Tuning in to the NASA live broadcast of the Curiosity mission was both a lesson in space exploration as well as marketing and business for a few reasons:
1. Simplicity
I connected to the NASA live stream based on a link going around Twitter and immediately saw the broadcast. No apps. No clicking to authorize my service. No calling my cable company to upgrade my cable. One click and I was watching a live stream of one of the more groundbreaking space expeditions in our nation’s history. It was a very simple process to watch a historic moment.
Beyond that, NASA (and others involved) even branded a segment of the flight known as the “7 Minutes of Terror”. I’m not a rocket scientist. I don’t know many aeronautical terms. I do know that “7 Minutes of Terror” sounds like 7 minutes of a space exploration that I should probably be tuned in for though. NASA took a complicated Mars landing process and simplified it into something that may intrigue consumers: “7 Minutes of Terror”.
2. Social Proof
Social proof is the idea that people are influenced by the actions of others as they assume it is the recommended behavior for a given situation. The USTREAM feed (as all of their feeds do) showed statistics about the number of people watching. NBC has done that on a few live streams I have seen but not on others (such as the Canada vs. USA soccer match). While some may think this is a bad thing, the NASA site to view photos crashed, but they addressed this on air by explaining there were too many people watching. Similar to the famous infomercial line “if phone lines are busy, please call back again”, it hints that viewing photos (and the broadcast) is the recommended behavior.
3. Transparency
The broadcast was surprisingly transparent to the point of live interviews with important members of the Curiosity team and video of the control room. Given the transparency, it led the public to create nicknames for various people (such as “Mohawk Guy”) in the control room. The broadcast brought in experts, who were part of the mission, to explain aspects of the mission. Responses weren’t canned, prepared, etc…it was simply raw emotion and excitement for the world to see. There were hugs. There were tears. NASA opened the door to allow the public a glimpse of how the entire process works. While sports broadcasts often show the players, it was essentially the equivalent of a live stream from the dugout, bullpen, general manager suite, and stadium operations room.
Takeaway
One argument is the financial models (NBC paid $1.8 billion for Olympics & Curiosity cost about $2.5 billion) and magnitude of the events (sporting events versus space exploration) are different and thus comparisons aren’t fair. That’s not the point though. The NASA broadcast, which had built in psychological components, could work in sports business too.

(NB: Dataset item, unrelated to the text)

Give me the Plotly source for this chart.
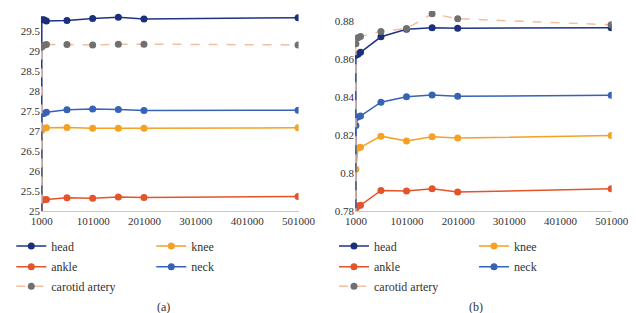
import plotly.graph_objects as go

# ---------------- data ----------------
x_points = [1000, 5000, 10000, 50000, 100000, 150000, 200000, 500000]
start_x = 1000
start_value = 0

# (a)
a_head = [29.78, 29.78, 29.75, 29.76, 29.81, 29.84, 29.80, 29.83]
a_knee = [27.02, 27.07, 27.08, 27.09, 27.07, 27.07, 27.07, 27.08]
a_ankle = [25.27, 25.28, 25.29, 25.33, 25.32, 25.35, 25.34, 25.36]
a_neck = [27.43, 27.44, 27.47, 27.53, 27.55, 27.54, 27.51, 27.52]
a_carotid = [29.10, 29.14, 29.16, 29.16, 29.15, 29.17, 29.17, 29.15]

# (b)
b_head = [0.8620, 0.8625, 0.8635, 0.8717, 0.8757, 0.8765, 0.8762, 0.8765]
b_knee = [0.8020, 0.8132, 0.8135, 0.8194, 0.8168, 0.8191, 0.8184, 0.8198]
b_ankle = [0.7815, 0.7827, 0.7830, 0.7908, 0.7905, 0.7917, 0.7900, 0.7917]
b_neck = [0.8250, 0.8295, 0.8300, 0.8373, 0.8402, 0.8411, 0.8404, 0.8409]
b_carotid = [0.8680, 0.8712, 0.8718, 0.8745, 0.8760, 0.8838, 0.8812, 0.8780]

series_names = ["head", "knee", "ankle", "neck", "carotid artery"]
x_ticks = [1000, 101000, 201000, 301000, 401000, 501000]
a_yticks = [25, 25.5, 26, 26.5, 27, 27.5, 28, 28.5, 29, 29.5, 30]
b_yticks = [0.78, 0.80, 0.82, 0.84, 0.86, 0.88]

# ---------------- styles ----------------
line_colors = {"head": "#1f3480", "knee": "#f5a124", "ankle": "#e4532a",
               "neck": "#3563b6", "carotid artery": "#f3bda0"}
marker_colors = {"head": "#1b2f7a", "knee": "#f5a124", "ankle": "#e4532a",
                 "neck": "#3563b6", "carotid artery": "#707070"}
FONT = "Liberation Serif, Times New Roman, serif"
W, H = 636, 313

fig = go.Figure()

left_legends = {"head": "legend", "knee": "legend", "ankle": "legend2",
                "neck": "legend2", "carotid artery": "legend3"}
right_legends = {"head": "legend4", "knee": "legend4", "ankle": "legend5",
                 "neck": "legend5", "carotid artery": "legend6"}

for data, xa, ya, legmap in [
    ((a_head, a_knee, a_ankle, a_neck, a_carotid), "x", "y", left_legends),
    ((b_head, b_knee, b_ankle, b_neck, b_carotid), "x2", "y2", right_legends),
]:
    for name, vals in zip(series_names, data):
        fig.add_trace(go.Scatter(
            x=[start_x] + x_points, y=[start_value] + vals,
            mode="lines+markers", name=name,
            xaxis=xa, yaxis=ya, legend=legmap[name],
            line=dict(color=line_colors[name], width=1.5, shape="linear",
                      dash="dash" if name == "carotid artery" else "solid"),
            marker=dict(color=marker_colors[name], size=7),
            cliponaxis=True,
        ))

def px_x(p):
    return p / W

def px_y(p):
    return 1 - p / H

axis_font = dict(family=FONT, size=11, color="#333333")
common_x = dict(range=[-600, 501000], tickvals=x_ticks, ticktext=[str(v) for v in x_ticks],
                showgrid=False, zeroline=False, showline=True, linecolor="#c8c8c8",
                linewidth=1, ticks="", ticklen=0, tickfont=axis_font)
common_y = dict(showgrid=False, zeroline=False, showline=False, ticks="", ticklen=0,
                tickfont=axis_font)

fig.update_layout(
    width=W, height=H,
    margin=dict(l=0, r=0, t=0, b=0),
    paper_bgcolor="white", plot_bgcolor="white",
    xaxis=dict(domain=[px_x(24), px_x(293)], anchor="y", **common_x),
    xaxis2=dict(domain=[px_x(352), px_x(620)], anchor="y2", **common_x),
    yaxis=dict(domain=[px_y(207), px_y(3)], anchor="x", range=[25, 30],
               tickvals=a_yticks, ticktext=[f"{v:g}" for v in a_yticks], **common_y),
    yaxis2=dict(domain=[px_y(207), px_y(3)], anchor="x2", range=[0.78, 0.8853],
                tickvals=b_yticks, ticktext=[f"{v:g}" for v in b_yticks], **common_y),
    font=dict(family=FONT, size=12, color="#333333"),
)

leg_common = dict(orientation="h", xanchor="left", yanchor="middle",
                  bgcolor="rgba(0,0,0,0)", borderwidth=0,
                  font=dict(family=FONT, size=12, color="#333333"),
                  entrywidth=95, entrywidthmode="pixels", itemwidth=30)
rows_y = [242.7, 263.7, 283.7]
left_x = -7
right_x = 330
fig.update_layout(
    legend=dict(x=px_x(left_x), y=px_y(rows_y[0]), **leg_common),
    legend2=dict(x=px_x(left_x), y=px_y(rows_y[1]), **leg_common),
    legend3=dict(x=px_x(left_x), y=px_y(rows_y[2]), **leg_common),
    legend4=dict(x=px_x(right_x), y=px_y(rows_y[0]), **leg_common),
    legend5=dict(x=px_x(right_x), y=px_y(rows_y[1]), **leg_common),
    legend6=dict(x=px_x(right_x), y=px_y(rows_y[2]), **leg_common),
)

for label, cx in [("(a)", 152), ("(b)", 478)]:
    fig.add_annotation(text=label, x=px_x(cx), y=px_y(305), xref="paper", yref="paper",
                       showarrow=False, xanchor="center", yanchor="middle",
                       font=dict(family=FONT, size=12, color="#333333"))

fig.write_html("out.html")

- What if sports organizations simplified the ticket buying or viewing process?
- What if sports teams shared the number of viewers watching the game or the number of tickets sold in real time?

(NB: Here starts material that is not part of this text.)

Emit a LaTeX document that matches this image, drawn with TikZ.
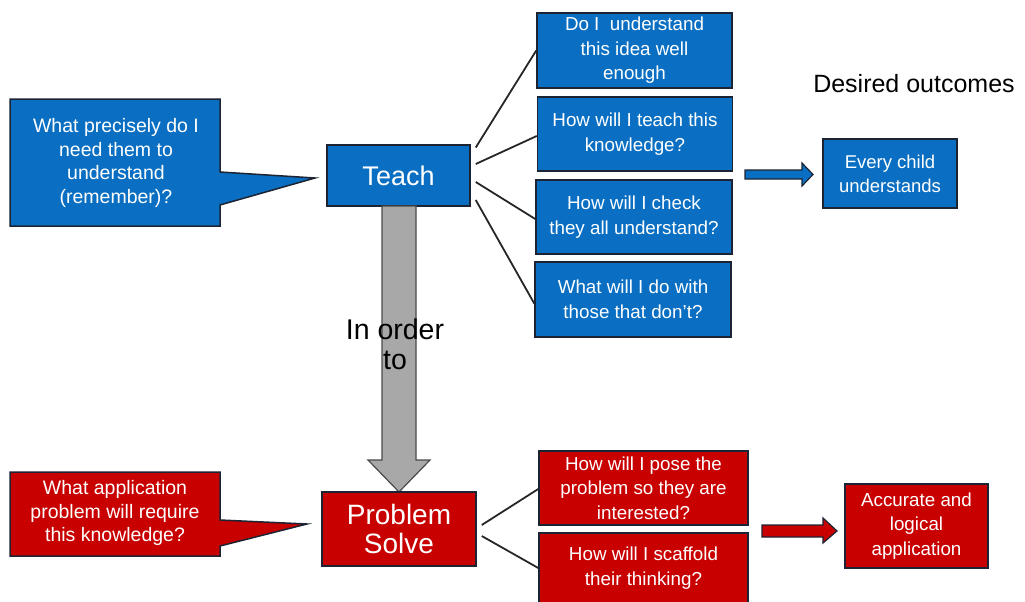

- What if teams opened the door just a bit more to allow fans a better glimpse of the sports and team process?
Let me know what you think in the comments.
Comments
4 responses to “3 Sports Business Lessons From NASA’s Curiosity Broadcast”
Great post!!!
Thanks, Dan! I was very impressed with the NASA live broadcast last night and thought there were some lessons, based on consumer behavior and psychology, that could apply in marketing and sports business.
I think the business of sport is starting to realize this as well. The Golden State Warriors experimented with this in June’d draft (http://mashable.com/2012/06/28/nba-draft-warriors/). However, there is still a lot of room for improvement. I believe that there is a huge opportunity in this to create other sources of revenue streams, i.e. sponsors and/or advertising. Nonetheless this is a very interesting article!
Thanks for the comment, Eric! I’m a big fan of several things the Golden State Warriors do!